2. Calculate the percentage sales per category per store (category sales as a percentage of total store sales).
3. Apply K-means clustering model to segment the stores.
- Submission:
- Optimal number of store formats: The optimal number will be determined based on the analysis results.
- Number of stores in each format: The segmentation results will provide this information.
- One way the clusters differ from one another: This will be identified based on the characteristics of each cluster.
- Tableau map: A map showing the location of existing stores, color-coded by cluster, and sized by total sales.
Task 2: Store Format for New Stores
- Objective: Predict the store format for each of the 10 new stores using demographic and socioeconomic characteristics.

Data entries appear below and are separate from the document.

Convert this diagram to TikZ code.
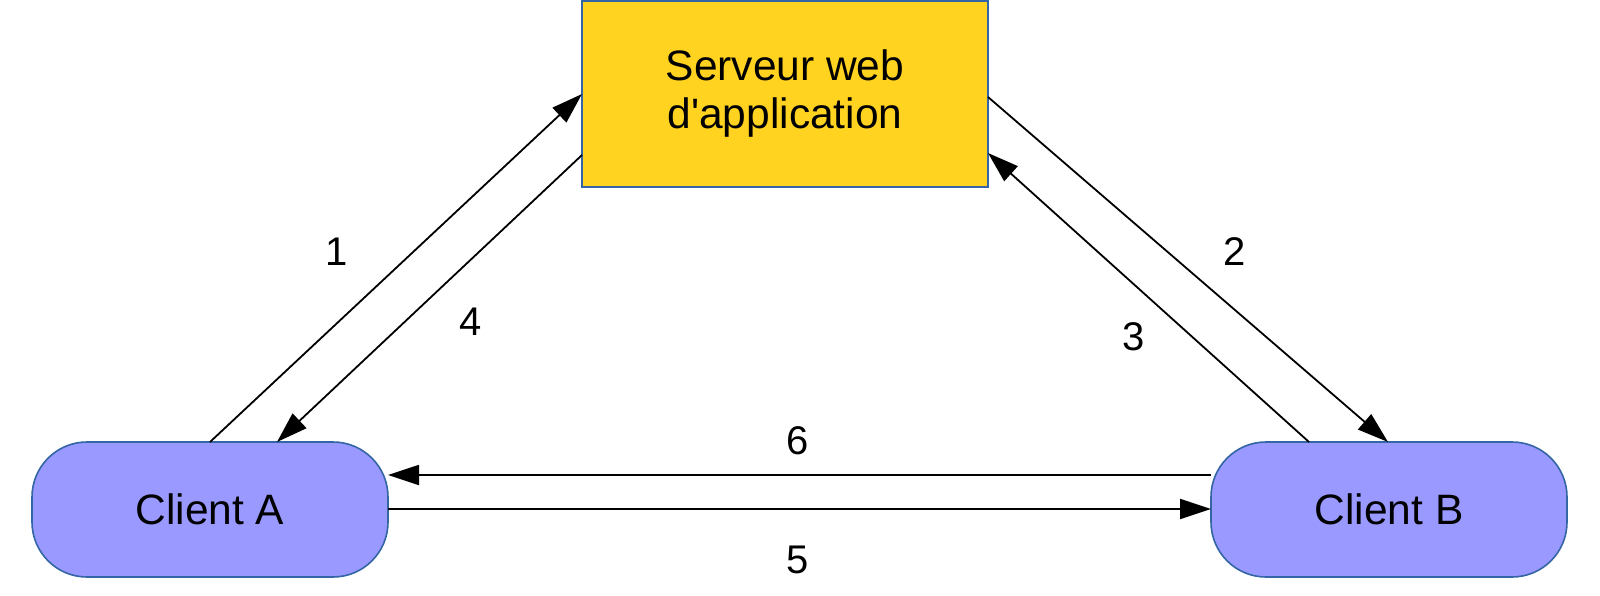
\documentclass[tikz,border=0pt]{standalone}
\usepackage{fontspec}
\setmainfont{Liberation Sans}
\usetikzlibrary{arrows.meta,calc}
\definecolor{srvfill}{HTML}{FFD320}
\definecolor{cliFill}{HTML}{9999FF}
\definecolor{edgeblue}{HTML}{3465A4}
\tikzset{
  base/.style={draw=edgeblue,line width=1.6pt,inner sep=0pt,outer sep=0pt,align=center,
    font=\fontsize{42.5}{48}\selectfont},
  server/.style={base,fill=srvfill,minimum width=406pt,minimum height=186pt},
  client/.style={base,fill=cliFill,minimum width=356pt,minimum height=135pt,rounded corners=55pt},
  conn/.style={line width=1.8pt,-{Triangle[length=31pt,width=20pt]}},
  lbl/.style={font=\fontsize{40}{47}\selectfont,inner sep=0pt}
}
\begin{document}
\begin{tikzpicture}[x=1pt,y=-1pt]
\useasboundingbox (0,0) rectangle (1600,596);
\node[server] (srv) at (785,94) {Serveur web\\d\textquotesingle application};
\node[client] (cA) at (210,509.5) {Client A};
\node[client] (cB) at (1389,509.5) {Client B};
\draw[conn] ($(cA.north west)+(178,0)$) -- ($(srv.north west)+(0,93)$);
\draw[conn] ($(srv.north west)+(0,154)$) -- ($(cA.north west)+(245,0)$);
\draw[conn] ($(srv.north east)+(0,96)$) -- ($(cB.north west)+(177,0)$);
\draw[conn] ($(cB.north west)+(98,0)$) -- ($(srv.north east)+(0,152)$);
\draw[conn] ($(cB.north west)+(0,33)$) -- ($(cA.north east)+(0,33)$);
\draw[conn] ($(cA.north east)+(0,67)$) -- ($(cB.north west)+(0,67)$);
\node[lbl] (l1) at (337,252) {1};
\node[lbl] (l4) at (471,322) {4};
\node[lbl] (l2) at (1235,252) {2};
\node[lbl] (l3) at (1134,337) {3};
\node[lbl] (l6) at (798,441) {6};
\node[lbl] (l5) at (798,560) {5};
\end{tikzpicture}
\end{document}
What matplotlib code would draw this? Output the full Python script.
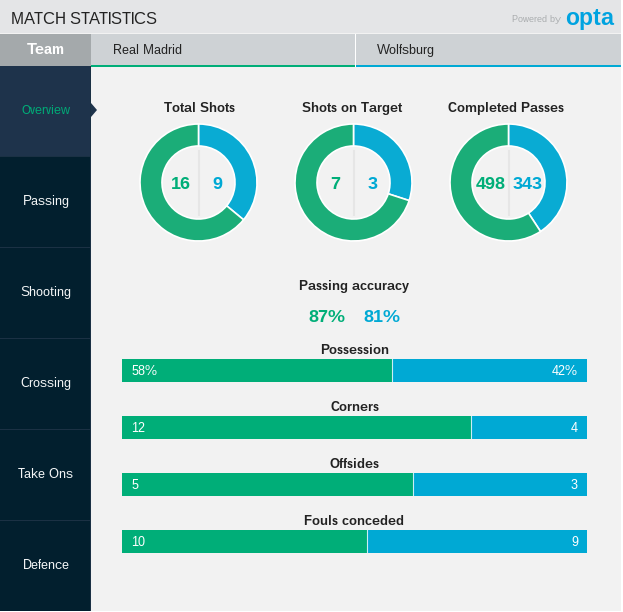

- Data Source: StoreDemographicData.csv file.
- Analysis Steps:
1. Develop a model using decision tree, random forest, and boosted models.
2. Use a 20% validation sample with a random seed of 3 to compare the accuracy of the models.
3. Predict the store format for each new store based on the best-performing model.
- Submission:
- Methodology: Explain the methodology used (decision tree, random forest, boosted models) and provide the reasoning behind the choice.
- Three most important variables: Identify the top three variables that explain the relationship between demographic indicators and store formats, and include a visualization.
- Store format for each new store: Provide a data table showing the format assigned to each of the 10 new stores.
Task 3: Forecasting
- Objective: Prepare a monthly sales forecast for produce for the full year of 2016, considering both existing and new stores.
- Analysis Steps:
1. Aggregate produce sales across all existing stores by month and create a forecast.
2. Forecast produce sales for the average store in each segment for new stores.
3. Multiply the average store produce sales forecast by the number of new stores in each segment.
4. Sum the new stores' produce sales forecasts for each segment to get the forecast for all new stores.
5. Sum the forecasts of existing and new stores together for the total produce sales forecast.
- Submission:
- ETS or ARIMA models: Specify the ETS(a,m,n) or ARIMA(ar,i,ma) models used for each forecast and explain the decision process.
- Forecasts table and visualization: Provide a table with forecasts for existing and new stores and a visualization that includes historical data, forecasts for existing stores, and forecasts for new stores.
Note: The final capstone project requires the completion of three tasks involving store formats, segmentation, predictive modeling, and forecasting. The submission should include detailed explanations, tables, visualizations, and any relevant insights or findings from the analysis.